To the editor: Way back in college, I was tasked with writing a term paper about a weather event for a Meteorology class. I searched microfiche files of scientific journals and periodicals at the college library (long before the Internet). The titles were frightening, ominous, and foreboding. “What’s Up with the Weather?”, “Crazy Weather! “, “Is the End Near?”, and so on. The year of my inquiry? 1934.
My anecdote is in response to recent letters in the Banner and dire prognostications by our leaders. An Internet search of historic hurricanes will yield dozens of results, going back to the 1500s. The Galveston Hurricane of 1900, The Key West Hurricane of 1933, the New England Hurricane of 1938 are just a few examples. Hurricane frequency and intensity have NOT risen as reported. Research if for yourself. The planet has warmed - albeit slightly. The global temperature has risen 1.4 degrees Fahrenheit since 1880 (Antarctica has cooled slightly over the past two decades). The oceans have risen about 7 inches over the same period and are projected to rise another 7 inches by the end of this century - hardly enough to submerge Manhattan or bifurcate Florida.
The real question is to what extent climate change is natural versus man-made or anthropogenic? No one really knows. What’s omitted in virtually all climate discussions is the driver: global population. Population affects potable water, sustainable food, depleted ocean fish, finite resources, energy, trash, inevitable human conflict, and to an unknown extent, climate.

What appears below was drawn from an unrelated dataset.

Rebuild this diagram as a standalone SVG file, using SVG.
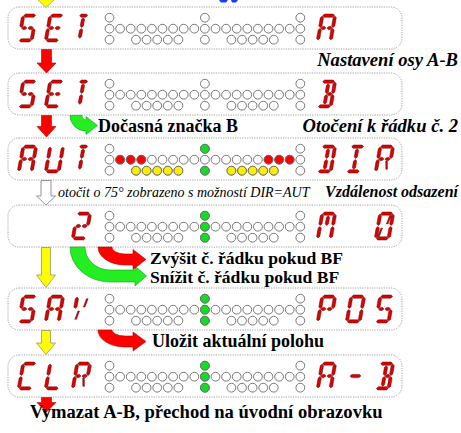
<svg xmlns="http://www.w3.org/2000/svg" xmlns:xlink="http://www.w3.org/1999/xlink" width="461" height="433" viewBox="0 0 461 433">
<style>
.box{fill:#fff;stroke:#8a8a8a;stroke-width:0.8;stroke-dasharray:1.2 1.2}
.led{stroke:#6a6a6a;stroke-width:0.9}
.w{fill:#fff}.r{fill:#ff0000}.y{fill:#ffee00}.g{fill:#11dd22}
.seg{fill:#e00000;stroke:#4a0000;stroke-width:0.45}
.ar{fill:#ff0000;stroke:#b00000;stroke-width:0.6}
.ay{fill:#ffff00;stroke:#8a8a60;stroke-width:0.7}
.ah{fill:#fff;stroke:#777;stroke-width:0.8}
.ag{fill:#22ee22;stroke:#10a010;stroke-width:0.6}
.tb{font-family:Liberation Serif,serif;font-weight:bold;font-size:18px;fill:#000}
.tbi{font-family:Liberation Serif,serif;font-weight:bold;font-style:italic;font-size:18.6px;fill:#000}
.ti{font-family:Liberation Serif,serif;font-style:italic;font-size:14px;fill:#000}
</style>
<defs>
<polygon id="sa" points="2.1,-26.4 3.7,-28 12.3,-28 13.9,-26.4 12.3,-24.8 3.7,-24.8"/>
<polygon id="sd" points="2.1,-1.6 3.7,-3.2 12.3,-3.2 13.9,-1.6 12.3,0 3.7,0"/>
<polygon id="sg1" points="2.1,-14 3.7,-15.6 5.9,-15.6 7.5,-14 5.9,-12.4 3.7,-12.4"/>
<polygon id="sg2" points="8.5,-14 10.1,-15.6 12.3,-15.6 13.9,-14 12.3,-12.4 10.1,-12.4"/>
<polygon id="sgm" points="2.6,-14 4.2,-15.6 11.8,-15.6 13.4,-14 11.8,-12.4 4.2,-12.4"/>
<polygon id="sf" points="1.6,-25.9 3.2,-24.3 3.2,-16.1 1.6,-14.5 0,-16.1 0,-24.3"/>
<polygon id="se" points="1.6,-13.5 3.2,-11.9 3.2,-3.7 1.6,-2.1 0,-3.7 0,-11.9"/>
<polygon id="sb" points="14.4,-25.9 16,-24.3 16,-16.1 14.4,-14.5 12.8,-16.1 12.8,-24.3"/>
<polygon id="sc" points="14.4,-13.5 16,-11.9 16,-3.7 14.4,-2.1 12.8,-3.7 12.8,-11.9"/>
<polygon id="sh" points="8,-24.3 9.6,-22.7 9.6,-16.1 8,-14.5 6.4,-16.1 6.4,-22.7"/>
<polygon id="si" points="8,-13.5 9.6,-11.9 9.6,-5.3 8,-3.7 6.4,-5.3 6.4,-11.9"/>
<polygon id="sat" points="4,-26.4 5.6,-28 10.4,-28 12,-26.4 10.4,-24.8 5.6,-24.8"/>
<polygon id="dur" points="9.6,-16 11.2,-16 12.8,-24.3 11.2,-24.3"/>
<polygon id="dlr" points="9.6,-12 11.2,-12 12.8,-3.7 11.2,-3.7"/>
<polygon id="dll" points="6.4,-12 4.8,-12 3.2,-3.7 4.8,-3.7"/>
<g id="cS" class="seg"><use href="#sa"/><use href="#sf"/><use href="#sg1"/><use href="#sg2"/><use href="#sc"/><use href="#sd"/></g>
<g id="cE" class="seg"><use href="#sa"/><use href="#sf"/><use href="#se"/><use href="#sg1"/><use href="#sg2"/><use href="#sd"/></g>
<g id="cT" class="seg"><use href="#sat"/><use href="#sh"/><use href="#si"/></g>
<g id="cA" class="seg"><use href="#sa"/><use href="#sb"/><use href="#sc"/><use href="#se"/><use href="#sf"/><use href="#sg1"/><use href="#sg2"/></g>
<g id="cB" class="seg"><use href="#sa"/><use href="#sb"/><use href="#sc"/><use href="#sd"/><use href="#sg2"/><use href="#sh"/><use href="#si"/></g>
<g id="cU" class="seg"><use href="#sb"/><use href="#sc"/><use href="#sd"/><use href="#se"/><use href="#sf"/></g>
<g id="cD" class="seg"><use href="#sa"/><use href="#sb"/><use href="#sc"/><use href="#sd"/><use href="#sh"/><use href="#si"/></g>
<g id="cI" class="seg"><use href="#sa"/><use href="#sh"/><use href="#si"/><use href="#sd"/></g>
<g id="cR" class="seg"><use href="#sa"/><use href="#sb"/><use href="#sf"/><use href="#se"/><use href="#sg1"/><use href="#sg2"/><use href="#dlr"/></g>
<g id="c2" class="seg"><use href="#sa"/><use href="#sb"/><use href="#sg1"/><use href="#sg2"/><use href="#se"/><use href="#sd"/></g>
<g id="cM" class="seg"><use href="#sa"/><use href="#sb"/><use href="#sc"/><use href="#se"/><use href="#sf"/><use href="#sh"/></g>
<g id="c0" class="seg"><use href="#sa"/><use href="#sb"/><use href="#sc"/><use href="#sd"/><use href="#se"/><use href="#sf"/><use href="#dur"/><use href="#dll"/></g>
<g id="cV" class="seg"><use href="#sf"/><use href="#dll"/><use href="#dur"/></g>
<g id="cP" class="seg"><use href="#sa"/><use href="#sb"/><use href="#sf"/><use href="#se"/><use href="#sg1"/><use href="#sg2"/></g>
<g id="cO" class="seg"><use href="#sa"/><use href="#sb"/><use href="#sc"/><use href="#sd"/><use href="#se"/><use href="#sf"/></g>
<g id="cC" class="seg"><use href="#sa"/><use href="#sf"/><use href="#se"/><use href="#sd"/></g>
<g id="cL" class="seg"><use href="#sf"/><use href="#se"/><use href="#sd"/></g>
<g id="cDash" class="seg"><use href="#sgm"/></g>
<rect id="frame" class="box" x="8" y="0" width="394" height="42" rx="11"/>
<g id="leds" class="led w">
<circle cx="109.5" cy="10.7" r="4.4"/><circle cx="204.9" cy="10.7" r="4.4"/><circle cx="300.3" cy="10.7" r="4.4"/>
<circle cx="109.5" cy="21.7" r="4.4"/><circle cx="120.1" cy="21.7" r="4.4"/><circle cx="130.7" cy="21.7" r="4.4"/><circle cx="141.3" cy="21.7" r="4.4"/><circle cx="151.9" cy="21.7" r="4.4"/><circle cx="162.5" cy="21.7" r="4.4"/><circle cx="173.1" cy="21.7" r="4.4"/><circle cx="183.7" cy="21.7" r="4.4"/><circle cx="194.3" cy="21.7" r="4.4"/><circle cx="204.9" cy="21.7" r="4.4"/><circle cx="215.5" cy="21.7" r="4.4"/><circle cx="226.1" cy="21.7" r="4.4"/><circle cx="236.7" cy="21.7" r="4.4"/><circle cx="247.3" cy="21.7" r="4.4"/><circle cx="257.9" cy="21.7" r="4.4"/><circle cx="268.5" cy="21.7" r="4.4"/><circle cx="279.1" cy="21.7" r="4.4"/><circle cx="289.7" cy="21.7" r="4.4"/><circle cx="300.3" cy="21.7" r="4.4"/>
<circle cx="109.5" cy="32.7" r="4.4"/><circle cx="136" cy="32.7" r="4.4"/><circle cx="146.6" cy="32.7" r="4.4"/><circle cx="157.2" cy="32.7" r="4.4"/><circle cx="167.8" cy="32.7" r="4.4"/><circle cx="178.4" cy="32.7" r="4.4"/><circle cx="204.9" cy="32.7" r="4.4"/><circle cx="231.4" cy="32.7" r="4.4"/><circle cx="242" cy="32.7" r="4.4"/><circle cx="252.6" cy="32.7" r="4.4"/><circle cx="263.2" cy="32.7" r="4.4"/><circle cx="273.8" cy="32.7" r="4.4"/><circle cx="300.3" cy="32.7" r="4.4"/>
</g>
<g id="green3" class="led g">
<circle cx="204.9" cy="10.7" r="4.4"/><circle cx="204.9" cy="21.7" r="4.4"/><circle cx="204.9" cy="32.7" r="4.4"/>
</g>
</defs>
<rect width="461" height="433" fill="#fff"/>

<g id="row1" transform="translate(0,7)">
<use href="#frame"/><use href="#leds"/>
<use href="#cS" transform="translate(17,35) skewX(-10)"/>
<use href="#cE" transform="translate(44,35) skewX(-10)"/>
<use href="#cT" transform="translate(71,35) skewX(-10)"/>
<use href="#cA" transform="translate(316,35) skewX(-10)"/>
</g>

<g id="row2" transform="translate(0,73)">
<use href="#frame"/><use href="#leds"/>
<use href="#cS" transform="translate(17,35) skewX(-10)"/>
<use href="#cE" transform="translate(44,35) skewX(-10)"/>
<use href="#cT" transform="translate(71,35) skewX(-10)"/>
<use href="#cB" transform="translate(316,35) skewX(-10)"/>
</g>

<g id="row3" transform="translate(0,138)">
<use href="#frame"/><use href="#leds"/>
<g class="led r"><circle cx="120.1" cy="21.7" r="4.4"/><circle cx="130.7" cy="21.7" r="4.4"/><circle cx="141.3" cy="21.7" r="4.4"/><circle cx="268.5" cy="21.7" r="4.4"/><circle cx="279.1" cy="21.7" r="4.4"/><circle cx="289.7" cy="21.7" r="4.4"/></g>
<g class="led y"><circle cx="136" cy="32.7" r="4.4"/><circle cx="146.6" cy="32.7" r="4.4"/><circle cx="157.2" cy="32.7" r="4.4"/><circle cx="167.8" cy="32.7" r="4.4"/><circle cx="178.4" cy="32.7" r="4.4"/><circle cx="231.4" cy="32.7" r="4.4"/><circle cx="242" cy="32.7" r="4.4"/><circle cx="252.6" cy="32.7" r="4.4"/><circle cx="263.2" cy="32.7" r="4.4"/><circle cx="273.8" cy="32.7" r="4.4"/></g>
<g class="led g"><circle cx="204.9" cy="10.7" r="4.4"/><circle cx="204.9" cy="32.7" r="4.4"/></g>
<use href="#cA" transform="translate(17,35) skewX(-10)"/>
<use href="#cU" transform="translate(44,35) skewX(-10)"/>
<use href="#cT" transform="translate(71,35) skewX(-10)"/>
<use href="#cD" transform="translate(316,35) skewX(-10)"/>
<use href="#cI" transform="translate(345,35) skewX(-10)"/>
<use href="#cR" transform="translate(374,35) skewX(-10)"/>
</g>

<g id="row4" transform="translate(0,205)">
<use href="#frame"/><use href="#leds"/><use href="#green3"/>
<use href="#c2" transform="translate(71,35) skewX(-10)"/>
<use href="#cM" transform="translate(316,35) skewX(-10)"/>
<use href="#c0" transform="translate(374,35) skewX(-10)"/>
</g>

<g id="row5" transform="translate(0,288)">
<use href="#frame"/><use href="#leds"/><use href="#green3"/>
<use href="#cS" transform="translate(17,35) skewX(-10)"/>
<use href="#cA" transform="translate(44,35) skewX(-10)"/>
<use href="#cV" transform="translate(71,35) skewX(-10)"/>
<use href="#cP" transform="translate(316,35) skewX(-10)"/>
<use href="#cO" transform="translate(345,35) skewX(-10)"/>
<use href="#cS" transform="translate(374,35) skewX(-10)"/>
</g>

<g id="row6" transform="translate(0,355)">
<use href="#frame"/><use href="#leds"/><use href="#green3"/>
<use href="#cC" transform="translate(17,35) skewX(-10)"/>
<use href="#cL" transform="translate(44,35) skewX(-10)"/>
<use href="#cR" transform="translate(71,35) skewX(-10)"/>
<use href="#cA" transform="translate(316,35) skewX(-10)"/>
<use href="#cDash" transform="translate(345,35) skewX(-10)"/>
<use href="#cB" transform="translate(374,35) skewX(-10)"/>
</g>

<g id="connectors">
<polygon class="ay" points="35,-3 57,-3 46,7.5"/>
<path fill="#1a3cff" d="M219,0 L228,0 L226,2.5 L221,2.5 Z M231,0 L238,0 L236,2.5 L232,2.5 Z"/>
<polygon class="ar" points="41.5,49.5 51.5,49.5 51.5,63 56,63 46.5,73 37,63 41.5,63"/>
<polygon class="ar" points="41.5,115.5 51.5,115.5 51.5,126.5 56,126.5 46.5,137 37,126.5 41.5,126.5"/>
<path class="ag" d="M70,115.5 A16,15.5 0 0 0 86,131 L86,134.5 L97.5,125.5 L86,116.5 L86,120 A4,4.5 0 0 1 82,115.5 Z"/>
<polygon class="ah" points="41,180.5 51,180.5 51,196 55.5,196 46,205 36.5,196 41,196"/>
<polygon class="ay" points="41.5,247.5 50.5,247.5 50.5,275 55.5,275 46,287.5 36.5,275 41.5,275"/>
<path class="ag" d="M70,247 A40,35 0 0 0 110,282 L135,282 L135,286 L146.5,276 L135,266 L135,270 L110,270 A25,23 0 0 1 85,247 Z"/>
<path class="ar" d="M98,247 A27,18 0 0 0 125,265 L133,265 L133,269.5 L146,259.5 L133,249.5 L133,254 L125,254 A13,7 0 0 1 112,247 Z"/>
<polygon class="ay" points="41.5,330.5 50.5,330.5 50.5,343 55.5,343 46,354.5 36.5,343 41.5,343"/>
<path class="ar" d="M98,330 A27,17 0 0 0 125,347 L133,347 L133,351 L146,341.5 L133,332 L133,336 L125,336 A13,6 0 0 1 112,330 Z"/>
<polygon class="ar" points="41.5,397.5 51.5,397.5 51.5,402.5 56,402.5 46.5,412 37,402.5 41.5,402.5"/>
</g>

<g id="labels">
<text class="tbi" x="458" y="66" text-anchor="end">Nastavení osy A-B</text>
<text class="tb" x="98" y="132">Dočasná značka B</text>
<text class="tbi" x="458" y="132" text-anchor="end">Otočení k řádku č. 2</text>
<text class="ti" x="58" y="197">otočit o 75° zobrazeno s možností DIR=AUT</text>
<text class="tbi" x="458" y="197" text-anchor="end" style="font-size:16px">Vzdálenost odsazení</text>
<text class="tb" x="150" y="263.5" style="font-size:17.6px">Zvýšit č. řádku pokud BF</text>
<text class="tb" x="150" y="282.5" style="font-size:17.6px">Snížit č. řádku pokud BF</text>
<text class="tb" x="152" y="347">Uložit aktuální polohu</text>
<text class="tb" x="30" y="418" style="font-size:18.6px">Vymazat A-B, přechod na úvodní obrazovku</text>
</g>
</svg>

Renowned scientist, Dr. Neil deGrasse Tyson, did a recent mathematical population projection and discovered at current population levels, that in 500 years there will only be enough room for us if we all stand upright, shoulder to shoulder. Climate will be the least of our worries.
Discussions on climate ring hollow unless we include the "Elephant in the Room." My fear is that this is nothing more than a political power grab behind the stated "Climate Emergency.”